> _BRIEF_
Nothing after the line with "2.352, 2.590, 2.917]" belongs in the copy; extract the lines below from the top through that line, pictures left out.

> _INFORMATION SUPPLIED_
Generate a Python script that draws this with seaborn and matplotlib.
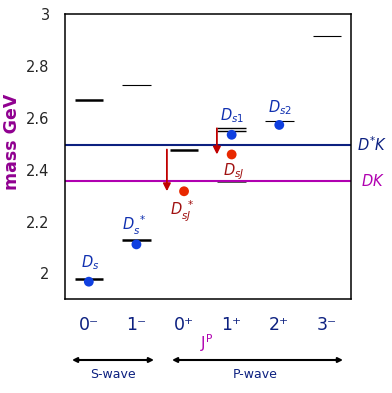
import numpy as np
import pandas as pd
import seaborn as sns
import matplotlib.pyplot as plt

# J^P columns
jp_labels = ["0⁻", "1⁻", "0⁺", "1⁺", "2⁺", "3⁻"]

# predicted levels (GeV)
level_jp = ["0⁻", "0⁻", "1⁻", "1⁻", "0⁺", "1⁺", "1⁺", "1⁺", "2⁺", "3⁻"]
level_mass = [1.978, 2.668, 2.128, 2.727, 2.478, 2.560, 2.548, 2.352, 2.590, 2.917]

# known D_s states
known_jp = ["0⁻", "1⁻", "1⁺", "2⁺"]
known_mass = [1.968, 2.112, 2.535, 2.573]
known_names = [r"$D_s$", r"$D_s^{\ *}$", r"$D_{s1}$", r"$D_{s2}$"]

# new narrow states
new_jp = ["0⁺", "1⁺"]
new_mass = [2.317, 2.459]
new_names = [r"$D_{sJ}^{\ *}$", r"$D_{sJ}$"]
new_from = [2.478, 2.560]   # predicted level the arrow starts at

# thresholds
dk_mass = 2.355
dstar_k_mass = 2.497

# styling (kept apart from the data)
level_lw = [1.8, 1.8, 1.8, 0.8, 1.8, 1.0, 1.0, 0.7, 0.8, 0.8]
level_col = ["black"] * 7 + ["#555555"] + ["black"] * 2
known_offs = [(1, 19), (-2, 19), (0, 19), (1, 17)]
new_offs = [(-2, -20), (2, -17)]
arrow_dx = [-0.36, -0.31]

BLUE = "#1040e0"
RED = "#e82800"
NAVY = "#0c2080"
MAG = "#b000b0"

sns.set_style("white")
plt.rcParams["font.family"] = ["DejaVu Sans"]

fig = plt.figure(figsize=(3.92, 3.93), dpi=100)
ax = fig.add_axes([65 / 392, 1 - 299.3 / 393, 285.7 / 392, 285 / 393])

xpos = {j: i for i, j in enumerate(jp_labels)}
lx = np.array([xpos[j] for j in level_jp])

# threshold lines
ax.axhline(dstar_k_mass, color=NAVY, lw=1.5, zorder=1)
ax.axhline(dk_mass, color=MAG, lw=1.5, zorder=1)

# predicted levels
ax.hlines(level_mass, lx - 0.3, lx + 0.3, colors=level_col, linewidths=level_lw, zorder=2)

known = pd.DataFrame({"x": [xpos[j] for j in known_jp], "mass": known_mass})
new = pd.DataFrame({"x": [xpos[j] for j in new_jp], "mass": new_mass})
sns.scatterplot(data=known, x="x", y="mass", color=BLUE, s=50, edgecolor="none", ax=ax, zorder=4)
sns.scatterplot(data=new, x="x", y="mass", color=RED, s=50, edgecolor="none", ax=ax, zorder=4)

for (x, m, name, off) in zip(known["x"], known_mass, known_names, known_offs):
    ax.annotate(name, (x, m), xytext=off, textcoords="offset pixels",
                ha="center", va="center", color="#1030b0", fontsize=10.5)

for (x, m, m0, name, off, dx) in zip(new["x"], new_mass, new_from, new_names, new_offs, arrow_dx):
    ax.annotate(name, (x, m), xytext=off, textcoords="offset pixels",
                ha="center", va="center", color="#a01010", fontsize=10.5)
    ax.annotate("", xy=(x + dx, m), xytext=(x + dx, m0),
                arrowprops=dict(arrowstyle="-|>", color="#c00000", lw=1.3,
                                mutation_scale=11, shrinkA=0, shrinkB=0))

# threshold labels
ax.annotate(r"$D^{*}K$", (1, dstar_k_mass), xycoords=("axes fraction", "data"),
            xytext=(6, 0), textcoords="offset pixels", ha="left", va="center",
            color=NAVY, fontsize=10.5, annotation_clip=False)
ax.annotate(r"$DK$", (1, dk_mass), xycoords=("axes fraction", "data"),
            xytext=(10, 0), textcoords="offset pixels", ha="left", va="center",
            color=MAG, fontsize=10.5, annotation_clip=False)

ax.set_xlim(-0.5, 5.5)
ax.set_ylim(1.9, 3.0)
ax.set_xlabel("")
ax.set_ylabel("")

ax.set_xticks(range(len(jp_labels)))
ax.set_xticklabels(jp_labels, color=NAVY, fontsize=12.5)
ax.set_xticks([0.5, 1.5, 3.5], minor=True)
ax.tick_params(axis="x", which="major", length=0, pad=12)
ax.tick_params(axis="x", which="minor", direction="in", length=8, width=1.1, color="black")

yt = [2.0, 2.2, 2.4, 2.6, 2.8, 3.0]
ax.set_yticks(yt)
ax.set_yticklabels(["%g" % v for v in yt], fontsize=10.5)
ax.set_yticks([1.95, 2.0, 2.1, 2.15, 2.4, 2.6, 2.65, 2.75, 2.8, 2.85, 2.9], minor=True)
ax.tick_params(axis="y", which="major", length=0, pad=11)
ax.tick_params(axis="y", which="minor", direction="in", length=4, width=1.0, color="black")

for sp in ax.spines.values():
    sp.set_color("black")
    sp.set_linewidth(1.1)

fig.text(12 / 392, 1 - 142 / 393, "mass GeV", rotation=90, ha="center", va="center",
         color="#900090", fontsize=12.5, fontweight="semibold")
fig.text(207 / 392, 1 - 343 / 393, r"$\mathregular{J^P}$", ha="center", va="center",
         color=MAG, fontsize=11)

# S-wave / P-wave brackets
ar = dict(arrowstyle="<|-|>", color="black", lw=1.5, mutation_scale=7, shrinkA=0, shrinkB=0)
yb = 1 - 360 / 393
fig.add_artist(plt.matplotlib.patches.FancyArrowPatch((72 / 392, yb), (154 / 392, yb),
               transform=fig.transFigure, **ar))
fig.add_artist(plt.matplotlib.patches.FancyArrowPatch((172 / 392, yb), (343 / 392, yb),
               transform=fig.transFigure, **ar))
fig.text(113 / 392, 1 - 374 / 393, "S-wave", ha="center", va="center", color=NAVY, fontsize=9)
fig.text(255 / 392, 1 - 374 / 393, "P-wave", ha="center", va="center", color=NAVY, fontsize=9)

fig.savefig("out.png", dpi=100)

> _RESPONSE TO THE EXERCISE_
Generate a Python script that draws this with seaborn and matplotlib.
import numpy as np
import pandas as pd
import seaborn as sns
import matplotlib.pyplot as plt

# J^P columns
jp_labels = ["0⁻", "1⁻", "0⁺", "1⁺", "2⁺", "3⁻"]

# predicted levels (GeV)
level_jp = ["0⁻", "0⁻", "1⁻", "1⁻", "0⁺", "1⁺", "1⁺", "1⁺", "2⁺", "3⁻"]
level_mass = [1.978, 2.668, 2.128, 2.727, 2.478, 2.560, 2.548, 2.352, 2.590, 2.917]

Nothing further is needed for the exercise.